What unites everyone in this book is that they all, at some stage in their varied lives, took a risk; they chose to defy the conventional, to brave a difficult voyage, to leave the comforts of home and explore.
They all let the promise of the unimaginable lead them over the horizon and they were willing to embrace the unknown. And they all set down a record of what they’d seen for others following after them.
Layers of meaning
By opening the notebooks of others, we are able to join them on significant historic journeys. Notebooks clearly matter. They are invested with intricate practical and personal value, and many layers of meaning.
Yet we need not think too hard. In this simple celebration of travel told though special journals, we can also enjoy the pictures.

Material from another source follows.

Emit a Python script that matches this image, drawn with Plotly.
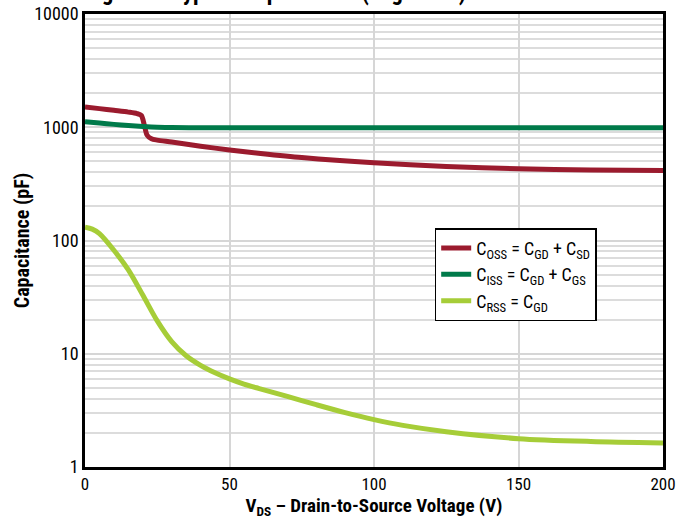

Here is art for its own sake, images that speak of the thrill and the boredom of the field, and the joys and frustrations that are encountered.
Watercolour by Olivia Fanny Tonge 1858-1949. 180 x 260mm. From one of sixteen sketchbooks presented to the Museum in 1952. Credit: Courtesy The Natural History Museum
There must always be room for the old-fashioned habit of writing on paper.
Next time you go on a journey, pack a little notebook in your rucksack alongside all that electronic gear, or better still, leave all that stuff at home.
Fill the pages of your notebooks with adventure and experience. Follow your curiosity. Just make sure you come home to share your story.